— BEGIN —

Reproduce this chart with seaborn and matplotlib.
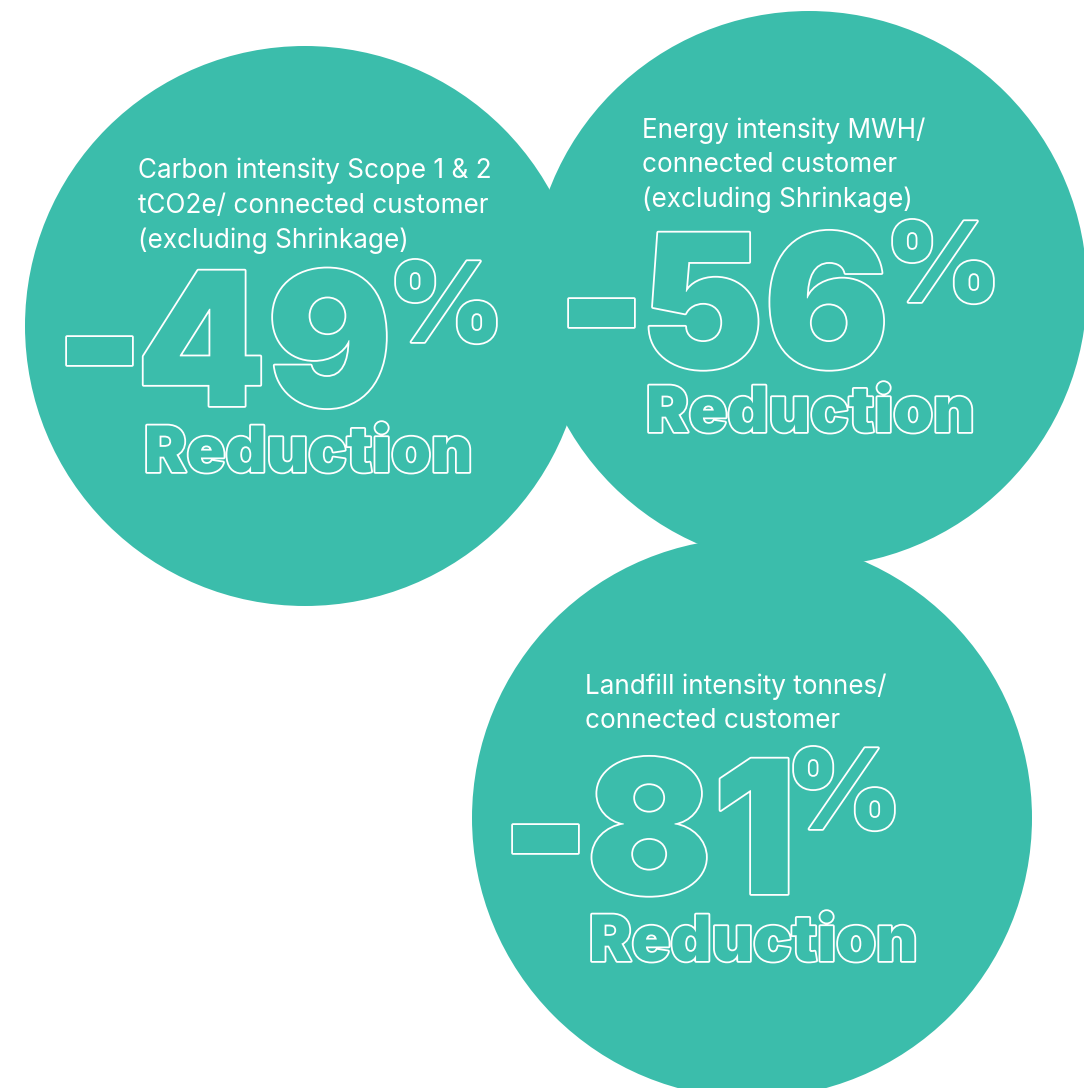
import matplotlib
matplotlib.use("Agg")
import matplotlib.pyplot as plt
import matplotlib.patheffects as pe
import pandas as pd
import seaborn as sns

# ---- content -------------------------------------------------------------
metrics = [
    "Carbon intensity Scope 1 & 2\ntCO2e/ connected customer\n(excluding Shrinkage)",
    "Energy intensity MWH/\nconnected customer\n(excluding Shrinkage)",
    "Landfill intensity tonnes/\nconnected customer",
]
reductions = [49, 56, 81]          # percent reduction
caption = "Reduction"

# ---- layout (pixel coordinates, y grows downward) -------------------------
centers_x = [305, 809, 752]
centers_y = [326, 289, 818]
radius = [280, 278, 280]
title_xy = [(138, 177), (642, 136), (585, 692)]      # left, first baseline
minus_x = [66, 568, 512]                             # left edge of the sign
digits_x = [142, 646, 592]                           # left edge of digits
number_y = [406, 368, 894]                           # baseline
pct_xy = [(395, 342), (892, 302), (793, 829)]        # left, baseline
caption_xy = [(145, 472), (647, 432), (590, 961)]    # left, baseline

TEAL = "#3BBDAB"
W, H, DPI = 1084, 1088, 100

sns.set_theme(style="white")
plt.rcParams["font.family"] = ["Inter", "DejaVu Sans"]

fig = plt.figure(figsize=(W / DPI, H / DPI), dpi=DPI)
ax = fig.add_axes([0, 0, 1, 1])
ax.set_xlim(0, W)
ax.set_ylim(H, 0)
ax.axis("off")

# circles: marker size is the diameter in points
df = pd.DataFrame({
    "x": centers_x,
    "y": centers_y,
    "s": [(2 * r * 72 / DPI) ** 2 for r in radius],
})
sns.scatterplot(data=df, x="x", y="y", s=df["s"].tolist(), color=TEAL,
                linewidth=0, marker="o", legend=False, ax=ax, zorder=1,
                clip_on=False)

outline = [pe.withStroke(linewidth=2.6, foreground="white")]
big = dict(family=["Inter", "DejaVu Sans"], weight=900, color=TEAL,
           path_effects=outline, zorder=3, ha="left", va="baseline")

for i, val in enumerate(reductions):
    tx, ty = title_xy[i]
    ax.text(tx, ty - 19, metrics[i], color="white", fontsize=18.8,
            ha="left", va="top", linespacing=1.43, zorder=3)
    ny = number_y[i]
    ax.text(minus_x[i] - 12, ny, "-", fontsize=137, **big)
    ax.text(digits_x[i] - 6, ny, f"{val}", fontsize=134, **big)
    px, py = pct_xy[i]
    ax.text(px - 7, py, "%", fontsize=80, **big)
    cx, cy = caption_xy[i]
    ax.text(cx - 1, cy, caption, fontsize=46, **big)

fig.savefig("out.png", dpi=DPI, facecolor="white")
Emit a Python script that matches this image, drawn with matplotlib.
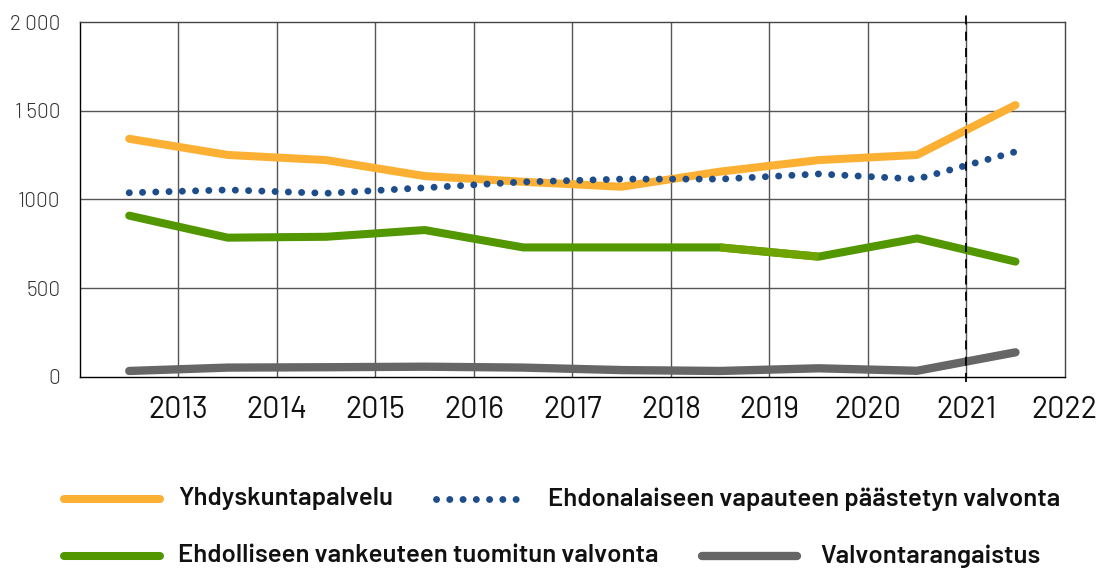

— END —

▶ REQUIREMENTS
Take the lines above from the top of the records through the one with "import seaborn as sns" and repeat them exactly, without any pictures.

▶ COMPLETED EXERCISE
Reproduce this chart with seaborn and matplotlib.
import matplotlib
matplotlib.use("Agg")
import matplotlib.pyplot as plt
import matplotlib.patheffects as pe
import pandas as pd
import seaborn as sns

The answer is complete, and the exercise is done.